The graphemes and phonemes are registered in the list chunk.
List
Size | Description | Value |
---|---|---|
4 | List chunk ID | "list" |
4 | Remaining size of the list chunk after this read | 4 + (sum of ltxt chunk sizes) |
4 | Type ID | "adtl" |
This chunk is then followed by ltxt chunks
LTXT
Size | Description | Value |
---|---|---|
4 | LTXT chunk ID | "ltxt" |
4 | Remaining size of this ltxt chunk after this read* | 20 + text_length |
4 | Cue point ID | 0 - 0xFFFFFFFF |
4 | Length in number of samples | 1 - 0xFFFFFFFF |
4 | Character type | "grph" OR "phon" |
8 | Unused | 0 |
text_length | The UTF-8 encoded text with a "\0" termination character | * |
The wav specification requires that all chunks be aligned on multiples of the block align value (always 2 in our encoding). Therefore if text_length
is odd, you must skip an additional byte after having read the chunk.
Each LTXT chunk corresponds to a character or a phoneme (possibly with stress and duration characters). To get the starting position, take the cue point with the same ID as in the LTXT chunk and take its sample offset. To get the ending position, add the length in number of samples from the LTXT chunk to the starting position.

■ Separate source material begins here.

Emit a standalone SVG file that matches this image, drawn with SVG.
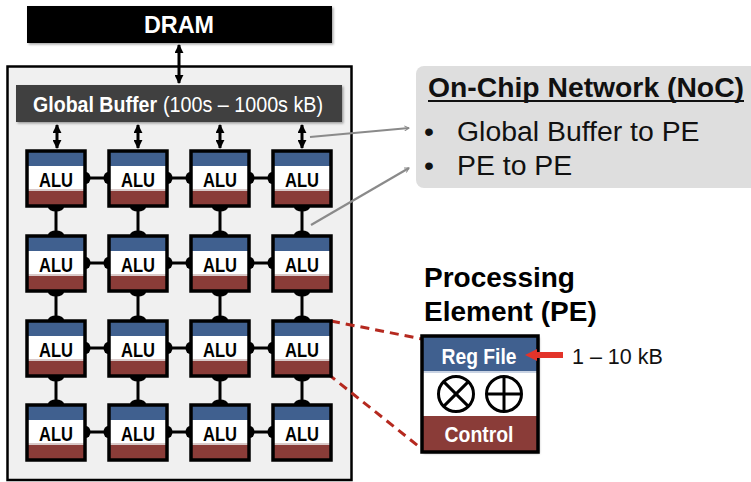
<svg xmlns="http://www.w3.org/2000/svg" xmlns:xlink="http://www.w3.org/1999/xlink" width="751" height="482" viewBox="0 0 751 482">
  <style>
    text { font-family: "Liberation Sans", Arial, sans-serif; }
    .wb { fill: #ffffff; font-weight: bold; }
    .alu { fill: #000000; font-weight: bold; font-size: 21px; text-anchor: middle; }
    .link { stroke: #000000; stroke-width: 3; fill: none; }
    .dot { fill: #000000; }
    .bus { stroke: #000000; stroke-width: 3; fill: none; marker-start: url(#headBlack); marker-end: url(#headBlack); }
    .pointer { stroke: #8a8a8a; stroke-width: 2.2; fill: none; marker-end: url(#headGray); }
    .zoomline { stroke: #b5291f; stroke-width: 3; stroke-dasharray: 9 6; fill: none; }
    .noc { font-size: 28.4px; fill: #111111; }
  </style>
  <defs>
    <marker id="headBlack" viewBox="0 0 10 10" refX="9" refY="5" markerWidth="3" markerHeight="3" orient="auto-start-reverse">
      <path d="M0,0 L10,5 L0,10 z" fill="#000000"/>
    </marker>
    <marker id="headGray" viewBox="0 0 12 12" refX="10" refY="6" markerWidth="6" markerHeight="6" markerUnits="userSpaceOnUse" orient="auto">
      <path d="M1,1 L10,6 L1,11" fill="none" stroke="#8a8a8a" stroke-width="2"/>
    </marker>
    <!-- one processing element tile: reg file / ALU / control bands -->
    <g id="pe">
      <rect x="0" y="0" width="58" height="55" fill="#ffffff"/>
      <rect x="0" y="0" width="58" height="15" fill="#40608f"/>
      <rect x="0" y="38" width="58" height="2" fill="#d9c9c8"/>
      <rect x="0" y="40" width="58" height="15" fill="#8a3c38"/>
      <rect x="0" y="0" width="58" height="55" fill="none" stroke="#000000" stroke-width="3.5"/>
    </g>
    <filter id="shadow" x="-10%" y="-10%" width="130%" height="130%">
      <feDropShadow dx="1.5" dy="1.5" stdDeviation="1" flood-color="#000000" flood-opacity="0.35"/>
    </filter>
  </defs>

  <rect width="751" height="482" fill="#ffffff"/>

  <!-- off-chip memory -->
  <g id="dram">
    <rect x="27" y="6" width="305" height="37" fill="#000000" filter="url(#shadow)"/>
    <text x="179" y="33" class="wb" font-size="24" text-anchor="middle" textLength="70" lengthAdjust="spacingAndGlyphs">DRAM</text>
  </g>

  <!-- chip outline -->
  <g id="chip">
    <rect x="7.5" y="66.5" width="344" height="413.5" fill="#f0f0f0" stroke="#000000" stroke-width="2.5"/>
  </g>

  <!-- shared on-chip buffer -->
  <g id="global-buffer">
    <rect x="16" y="85" width="326" height="37" fill="#404040" filter="url(#shadow)"/>
    <text x="33" y="112" class="wb" font-size="22" textLength="124" lengthAdjust="spacingAndGlyphs">Global Buffer</text>
    <text x="163" y="112" font-size="22" fill="#ffffff" textLength="160" lengthAdjust="spacingAndGlyphs">(100s – 1000s kB)</text>
  </g>

  <!-- links: DRAM/buffer bus, buffer-to-PE buses, PE mesh -->
  <g id="connectors">
    <line class="bus" x1="179" y1="45" x2="179" y2="83"/>
    <line class="bus" x1="57" y1="125" x2="57" y2="148"/>
    <line class="bus" x1="138" y1="125" x2="138" y2="148"/>
    <line class="bus" x1="220" y1="125" x2="220" y2="148"/>
    <line class="bus" x1="302" y1="125" x2="302" y2="148"/>

    <g id="mesh-h">
      <line class="link" x1="85" y1="178" x2="109" y2="178"/>
      <line class="link" x1="167" y1="178" x2="191" y2="178"/>
      <line class="link" x1="249" y1="178" x2="273" y2="178"/>
      <line class="link" x1="85" y1="263" x2="109" y2="263"/>
      <line class="link" x1="167" y1="263" x2="191" y2="263"/>
      <line class="link" x1="249" y1="263" x2="273" y2="263"/>
      <line class="link" x1="85" y1="348" x2="109" y2="348"/>
      <line class="link" x1="167" y1="348" x2="191" y2="348"/>
      <line class="link" x1="249" y1="348" x2="273" y2="348"/>
      <line class="link" x1="85" y1="432" x2="109" y2="432"/>
      <line class="link" x1="167" y1="432" x2="191" y2="432"/>
      <line class="link" x1="249" y1="432" x2="273" y2="432"/>
    </g>
    <g id="mesh-v">
      <line class="link" x1="56" y1="206" x2="56" y2="236"/>
      <line class="link" x1="138" y1="206" x2="138" y2="236"/>
      <line class="link" x1="220" y1="206" x2="220" y2="236"/>
      <line class="link" x1="302" y1="206" x2="302" y2="236"/>
      <line class="link" x1="56" y1="291" x2="56" y2="321"/>
      <line class="link" x1="138" y1="291" x2="138" y2="321"/>
      <line class="link" x1="220" y1="291" x2="220" y2="321"/>
      <line class="link" x1="302" y1="291" x2="302" y2="321"/>
      <line class="link" x1="56" y1="376" x2="56" y2="405"/>
      <line class="link" x1="138" y1="376" x2="138" y2="405"/>
      <line class="link" x1="220" y1="376" x2="220" y2="405"/>
      <line class="link" x1="302" y1="376" x2="302" y2="405"/>
    </g>
    <!-- port dots where links meet the tiles -->
    <g id="ports" class="dot">
      <ellipse cx="86" cy="178" rx="4.5" ry="6"/><ellipse cx="108" cy="178" rx="4.5" ry="6"/>
      <ellipse cx="168" cy="178" rx="4.5" ry="6"/><ellipse cx="190" cy="178" rx="4.5" ry="6"/>
      <ellipse cx="250" cy="178" rx="4.5" ry="6"/><ellipse cx="272" cy="178" rx="4.5" ry="6"/>
      <ellipse cx="86" cy="263" rx="4.5" ry="6"/><ellipse cx="108" cy="263" rx="4.5" ry="6"/>
      <ellipse cx="168" cy="263" rx="4.5" ry="6"/><ellipse cx="190" cy="263" rx="4.5" ry="6"/>
      <ellipse cx="250" cy="263" rx="4.5" ry="6"/><ellipse cx="272" cy="263" rx="4.5" ry="6"/>
      <ellipse cx="86" cy="348" rx="4.5" ry="6"/><ellipse cx="108" cy="348" rx="4.5" ry="6"/>
      <ellipse cx="168" cy="348" rx="4.5" ry="6"/><ellipse cx="190" cy="348" rx="4.5" ry="6"/>
      <ellipse cx="250" cy="348" rx="4.5" ry="6"/><ellipse cx="272" cy="348" rx="4.5" ry="6"/>
      <ellipse cx="86" cy="432" rx="4.5" ry="6"/><ellipse cx="108" cy="432" rx="4.5" ry="6"/>
      <ellipse cx="168" cy="432" rx="4.5" ry="6"/><ellipse cx="190" cy="432" rx="4.5" ry="6"/>
      <ellipse cx="250" cy="432" rx="4.5" ry="6"/><ellipse cx="272" cy="432" rx="4.5" ry="6"/>

      <ellipse cx="56" cy="207" rx="8" ry="4.5"/><ellipse cx="56" cy="235" rx="8" ry="4.5"/>
      <ellipse cx="138" cy="207" rx="8" ry="4.5"/><ellipse cx="138" cy="235" rx="8" ry="4.5"/>
      <ellipse cx="220" cy="207" rx="8" ry="4.5"/><ellipse cx="220" cy="235" rx="8" ry="4.5"/>
      <ellipse cx="302" cy="207" rx="8" ry="4.5"/><ellipse cx="302" cy="235" rx="8" ry="4.5"/>
      <ellipse cx="56" cy="292" rx="8" ry="4.5"/><ellipse cx="56" cy="320" rx="8" ry="4.5"/>
      <ellipse cx="138" cy="292" rx="8" ry="4.5"/><ellipse cx="138" cy="320" rx="8" ry="4.5"/>
      <ellipse cx="220" cy="292" rx="8" ry="4.5"/><ellipse cx="220" cy="320" rx="8" ry="4.5"/>
      <ellipse cx="302" cy="292" rx="8" ry="4.5"/><ellipse cx="302" cy="320" rx="8" ry="4.5"/>
      <ellipse cx="56" cy="377" rx="8" ry="4.5"/><ellipse cx="56" cy="404" rx="8" ry="4.5"/>
      <ellipse cx="138" cy="377" rx="8" ry="4.5"/><ellipse cx="138" cy="404" rx="8" ry="4.5"/>
      <ellipse cx="220" cy="377" rx="8" ry="4.5"/><ellipse cx="220" cy="404" rx="8" ry="4.5"/>
      <ellipse cx="302" cy="377" rx="8" ry="4.5"/><ellipse cx="302" cy="404" rx="8" ry="4.5"/>
    </g>

    <!-- callout pointers to the NoC note -->
    <line class="pointer" x1="310" y1="137" x2="409" y2="128"/>
    <line class="pointer" x1="311" y1="225" x2="409" y2="168"/>

    <!-- zoom lines from one tile to the enlarged PE -->
    <line class="zoomline" x1="331" y1="321" x2="422" y2="339"/>
    <line class="zoomline" x1="328" y1="374" x2="422" y2="449"/>
  </g>

  <!-- PE array, 4 x 4 -->
  <g id="pe-r1c1" transform="translate(27,151)"><use xlink:href="#pe"/><text x="29" y="36" class="alu" textLength="34" lengthAdjust="spacingAndGlyphs">ALU</text></g>
  <g id="pe-r1c2" transform="translate(109,151)"><use xlink:href="#pe"/><text x="29" y="36" class="alu" textLength="34" lengthAdjust="spacingAndGlyphs">ALU</text></g>
  <g id="pe-r1c3" transform="translate(191,151)"><use xlink:href="#pe"/><text x="29" y="36" class="alu" textLength="34" lengthAdjust="spacingAndGlyphs">ALU</text></g>
  <g id="pe-r1c4" transform="translate(273,151)"><use xlink:href="#pe"/><text x="29" y="36" class="alu" textLength="34" lengthAdjust="spacingAndGlyphs">ALU</text></g>

  <g id="pe-r2c1" transform="translate(27,236)"><use xlink:href="#pe"/><text x="29" y="36" class="alu" textLength="34" lengthAdjust="spacingAndGlyphs">ALU</text></g>
  <g id="pe-r2c2" transform="translate(109,236)"><use xlink:href="#pe"/><text x="29" y="36" class="alu" textLength="34" lengthAdjust="spacingAndGlyphs">ALU</text></g>
  <g id="pe-r2c3" transform="translate(191,236)"><use xlink:href="#pe"/><text x="29" y="36" class="alu" textLength="34" lengthAdjust="spacingAndGlyphs">ALU</text></g>
  <g id="pe-r2c4" transform="translate(273,236)"><use xlink:href="#pe"/><text x="29" y="36" class="alu" textLength="34" lengthAdjust="spacingAndGlyphs">ALU</text></g>

  <g id="pe-r3c1" transform="translate(27,321)"><use xlink:href="#pe"/><text x="29" y="36" class="alu" textLength="34" lengthAdjust="spacingAndGlyphs">ALU</text></g>
  <g id="pe-r3c2" transform="translate(109,321)"><use xlink:href="#pe"/><text x="29" y="36" class="alu" textLength="34" lengthAdjust="spacingAndGlyphs">ALU</text></g>
  <g id="pe-r3c3" transform="translate(191,321)"><use xlink:href="#pe"/><text x="29" y="36" class="alu" textLength="34" lengthAdjust="spacingAndGlyphs">ALU</text></g>
  <g id="pe-r3c4" transform="translate(273,321)"><use xlink:href="#pe"/><text x="29" y="36" class="alu" textLength="34" lengthAdjust="spacingAndGlyphs">ALU</text></g>

  <g id="pe-r4c1" transform="translate(27,405)"><use xlink:href="#pe"/><text x="29" y="36" class="alu" textLength="34" lengthAdjust="spacingAndGlyphs">ALU</text></g>
  <g id="pe-r4c2" transform="translate(109,405)"><use xlink:href="#pe"/><text x="29" y="36" class="alu" textLength="34" lengthAdjust="spacingAndGlyphs">ALU</text></g>
  <g id="pe-r4c3" transform="translate(191,405)"><use xlink:href="#pe"/><text x="29" y="36" class="alu" textLength="34" lengthAdjust="spacingAndGlyphs">ALU</text></g>
  <g id="pe-r4c4" transform="translate(273,405)"><use xlink:href="#pe"/><text x="29" y="36" class="alu" textLength="34" lengthAdjust="spacingAndGlyphs">ALU</text></g>

  <!-- NoC note -->
  <g id="noc-note">
    <rect x="416" y="66" width="345" height="122" rx="8" fill="#dedede"/>
    <text x="428" y="97" class="noc" font-weight="bold" textLength="316" lengthAdjust="spacingAndGlyphs">On-Chip Network (NoC)</text>
    <line x1="428" y1="101" x2="744" y2="101" stroke="#111111" stroke-width="2"/>
    <text x="424" y="141" class="noc">•</text>
    <text x="457" y="141" class="noc">Global Buffer to PE</text>
    <text x="424" y="175" class="noc">•</text>
    <text x="457" y="175" class="noc">PE to PE</text>
  </g>

  <!-- enlarged processing element -->
  <g id="pe-detail">
    <text x="424" y="287" font-size="28" font-weight="bold" fill="#000000">Processing</text>
    <text x="424" y="321" font-size="28" font-weight="bold" fill="#000000">Element (PE)</text>
    <g filter="url(#shadow)">
      <rect x="422" y="336" width="116" height="116" fill="#ffffff"/>
    </g>
    <rect x="422" y="336" width="116" height="36" fill="#40608f"/>
    <rect x="422" y="371" width="116" height="2" fill="#c9d3e3"/>
    <rect x="422" y="416" width="116" height="36" fill="#8a3c38"/>
    <rect x="422" y="336" width="116" height="116" fill="none" stroke="#000000" stroke-width="3.5"/>
    <text x="479" y="364" class="wb" font-size="22" text-anchor="middle" textLength="75" lengthAdjust="spacingAndGlyphs">Reg File</text>
    <text x="479" y="442" class="wb" font-size="22" text-anchor="middle" textLength="69" lengthAdjust="spacingAndGlyphs">Control</text>
    <g stroke="#000000" stroke-width="3" fill="none">
      <circle cx="456" cy="394" r="17.5"/>
      <line x1="443.6" y1="381.6" x2="468.4" y2="406.4"/>
      <line x1="468.4" y1="381.6" x2="443.6" y2="406.4"/>
      <circle cx="504" cy="394" r="17.5"/>
      <line x1="486.5" y1="394" x2="521.5" y2="394"/>
      <line x1="504" y1="376.5" x2="504" y2="411.5"/>
    </g>
  </g>

  <!-- register file size pointer, drawn over the enlarged PE -->
  <g id="rf-size">
    <g fill="#e3342a">
      <rect x="535" y="352" width="28" height="6"/>
      <path d="M525,355 L537,349 L537,361 z"/>
    </g>
    <text x="572" y="364" font-size="21.5" fill="#111111">1 – 10 kB</text>
  </g>
</svg>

Graphemes are given first, in sequential order. They have the "grph" character type. Then, phonemes follow with the "phon" character type.
Audio data chunk
Finally, the audio data chunk follows.
Data
Size | Description | Value |
---|---|---|
4 | Data chunk ID | "data" |
4 | Number of remaining audio samples * 2 | wav_length * 2 |
The remainder of the wav file are the PCM 16 encoded audio bytes.